Clearly, as in Britain, the existing party establishments are terrified that what motivates the party activists may not be quite so appealing to the electorate at large. In the case of Trump and the Republicans one fervently hopes they are right. But on the left, as Syriza in Greece and Podemas in Spain have so ably demonstrated, the enthusiasm of youth can generate meaningful support for concepts of fairness and change which the established left-of-centre parties are now too timid to embrace .
To my mind the message for British politics is clear. Jeremy Corbyn has reached out to such a constituency of grass-roots enthusiasts. The Labour Party establishment, instead of rejoicing (if one dare use an expression tarnished by Mrs Thatcher), carps, criticises, and in Hilary Benn's case, openly opposes. Journalists from whom one hoped for better, join the chorus. The flip-flopping Polly Toynbee rarely mentions Corbyn without attaching the adjective "unelectable." In yesterday's Guardian, referring to Corbyn supporters, Suzanne Moore writes: "the thrill of principle unsullied by the reality of power, appeals." So far, alas, the Liberal Democrat leaders, such as remain, have been more "snipive" than supportive.
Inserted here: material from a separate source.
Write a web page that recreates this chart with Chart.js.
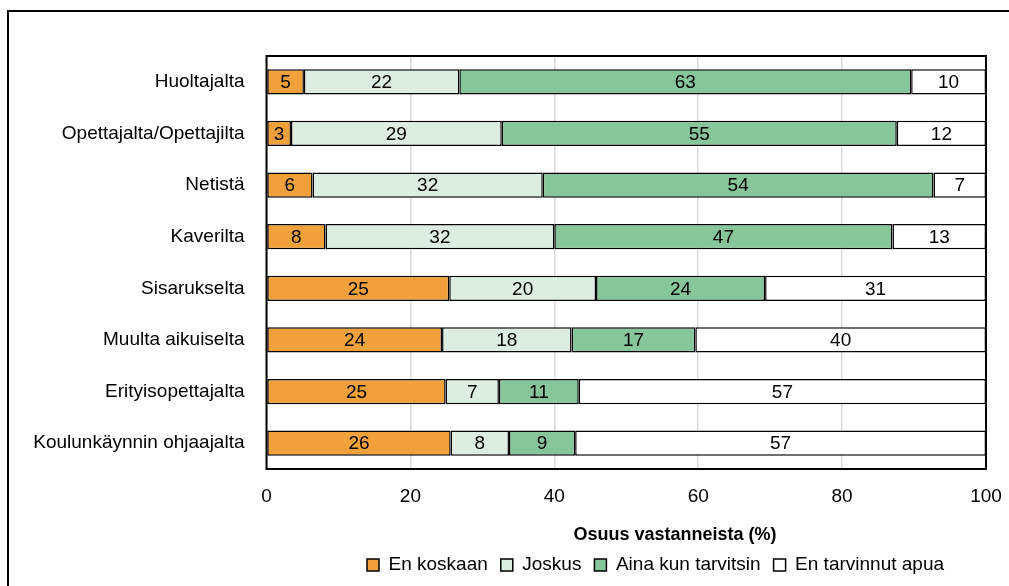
<!DOCTYPE html>
<html>
<head>
<meta charset="utf-8">
<script src="https://cdn.jsdelivr.net/npm/chart.js@4.4.1/dist/chart.umd.min.js"></script>
<style>
  html, body { margin: 0; padding: 0; background: #ffffff; }
  #wrap { position: relative; width: 1009px; height: 586px; }
  canvas { display: block; }
</style>
</head>
<body>
<div id="wrap"><canvas id="c" width="1009" height="586"></canvas></div>
<script>
const categories = ['Huoltajalta', 'Opettajalta/Opettajilta', 'Netistä', 'Kaverilta', 'Sisarukselta', 'Muulta aikuiselta', 'Erityisopettajalta', 'Koulunkäynnin ohjaajalta'];
const seriesNames = ['En koskaan', 'Joskus', 'Aina kun tarvitsin', 'En tarvinnut apua'];
const enKoskaan = [5.2, 3.4, 6.4, 8.2, 25.4, 24.4, 24.9, 25.6];
const joskus = [21.6, 29.3, 32.0, 31.8, 20.4, 18.0, 7.4, 8.1];
const ainaKunTarvitsin = [62.8, 54.9, 54.3, 47.0, 23.5, 17.2, 11.1, 9.2];
const enTarvinnutApua = [10.4, 12.4, 7.3, 13.0, 30.7, 40.4, 56.6, 57.1];
const xTickValues = [0, 20, 40, 60, 80, 100];
const xAxisTitle = 'Osuus vastanneista (%)';

const FONT = '"Liberation Sans Narrow", "Arial Narrow", "Liberation Sans", Arial, sans-serif';
const FS = 19;
const TFS = 18;
const LEG_PAD = 13;
const colors = ['#F0A13C', '#DCEEE1', '#86C69A', '#FFFFFF'];
const seriesValues = [enKoskaan, joskus, ainaKunTarvitsin, enTarvinnutApua];

const datasets = seriesNames.map((name, i) => ({
  label: name,
  data: seriesValues[i],
  backgroundColor: colors[i],
  borderColor: '#000000',
  borderWidth: 1.5,
  borderSkipped: false,
  barPercentage: 0.49,
  categoryPercentage: 1.0
}));

const framePlugin = {
  id: 'frame',
  beforeDraw(chart) {
    const ctx = chart.ctx;
    ctx.save();
    ctx.strokeStyle = '#000';
    ctx.lineWidth = 2;
    ctx.strokeRect(8, 11, 1200, 800);
    ctx.restore();
  },
  afterDatasetsDraw(chart) {
    const ctx = chart.ctx;
    const a = chart.chartArea;
    ctx.save();
    ctx.strokeStyle = '#000';
    ctx.lineWidth = 2;
    ctx.strokeRect(a.left, a.top, a.right - a.left, a.bottom - a.top);
    ctx.font = FS + 'px ' + FONT;
    ctx.fillStyle = '#000';
    ctx.textAlign = 'center';
    ctx.textBaseline = 'middle';
    chart.data.datasets.forEach((ds, di) => {
      const meta = chart.getDatasetMeta(di);
      meta.data.forEach((el, i) => {
        const p = el.getCenterPoint();
        ctx.fillText(String(Math.round(ds.data[i])), p.x, p.y + 1);
      });
    });
    ctx.restore();
  },
  afterLayout(chart) {
    const t = chart.titleBlock;
    if (t) {
      const shift = 675 - (t.left + t.right) / 2;
      t.left += shift; t.right += shift;
      const h = t.bottom - t.top;
      t.top = 535 - TFS * 1.2 / 2; t.bottom = t.top + h;
    }
    const lg = chart.legend;
    if (lg && lg.lineWidths) {
      const pad = lg.options.labels.padding;
      const cur = (lg.left + pad + lg.right - lg.lineWidths[0]) / 2;
      const d = 367 - cur;
      lg.left += d; lg.right += d;
      const h = lg.bottom - lg.top;
      lg.top = 565 - pad - FS / 2; lg.bottom = lg.top + h;
    }
  }
};

new Chart(document.getElementById('c'), {
  type: 'bar',
  data: { labels: categories, datasets },
  plugins: [framePlugin],
  options: {
    indexAxis: 'y',
    responsive: false,
    animation: false,
    events: [],
    layout: { padding: { left: 0, right: 23, top: 56, bottom: 0 } },
    scales: {
      x: {
        stacked: true,
        min: 0, max: 100,
        afterBuildTicks(scale) { scale.ticks = xTickValues.map(v => ({ value: v })); },
        afterFit(scale) { scale.height = 53.4; scale.paddingLeft = 0; scale.paddingRight = 0; },
        border: { display: false },
        grid: { color: '#D9D9D9', lineWidth: 1.5, drawTicks: false },
        ticks: { color: '#000', padding: 16.6, font: { family: FONT, size: FS }, maxRotation: 0, autoSkip: false }
      },
      y: {
        stacked: true,
        afterFit(scale) { scale.width = 266.5; },
        border: { display: false },
        grid: { display: false, drawTicks: false },
        ticks: { color: '#000', padding: 22, font: { family: FONT, size: FS } }
      }
    },
    plugins: {
      tooltip: { enabled: false },
      title: {
        display: true,
        text: xAxisTitle,
        position: 'bottom',
        weight: 500,
        color: '#000',
        padding: 0,
        font: { family: FONT, size: TFS, weight: 'bold' }
      },
      legend: {
        display: true,
        position: 'bottom',
        labels: {
          color: '#000',
          boxWidth: 12,
          boxHeight: 12,
          padding: LEG_PAD,
          font: { family: FONT, size: FS }
        }
      }
    }
  }
});
</script>
</body>
</html>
Although predictions of the political future in these uncertain times are mostly doomed to be proved false, of one thing I am pretty certain. That is that if the Labour establishment prevails, and replaces Corbyn with one of its pillars - Andy Burnham, Yvette Cooper, or either of the other two whose names I forget, and the Liberal Democrats continue to snipe Corbyn rather than support those many goals of his which we share (though our method of achieving them may be different) then we are handing the government of our country to the Tory destroyers for yet another generation.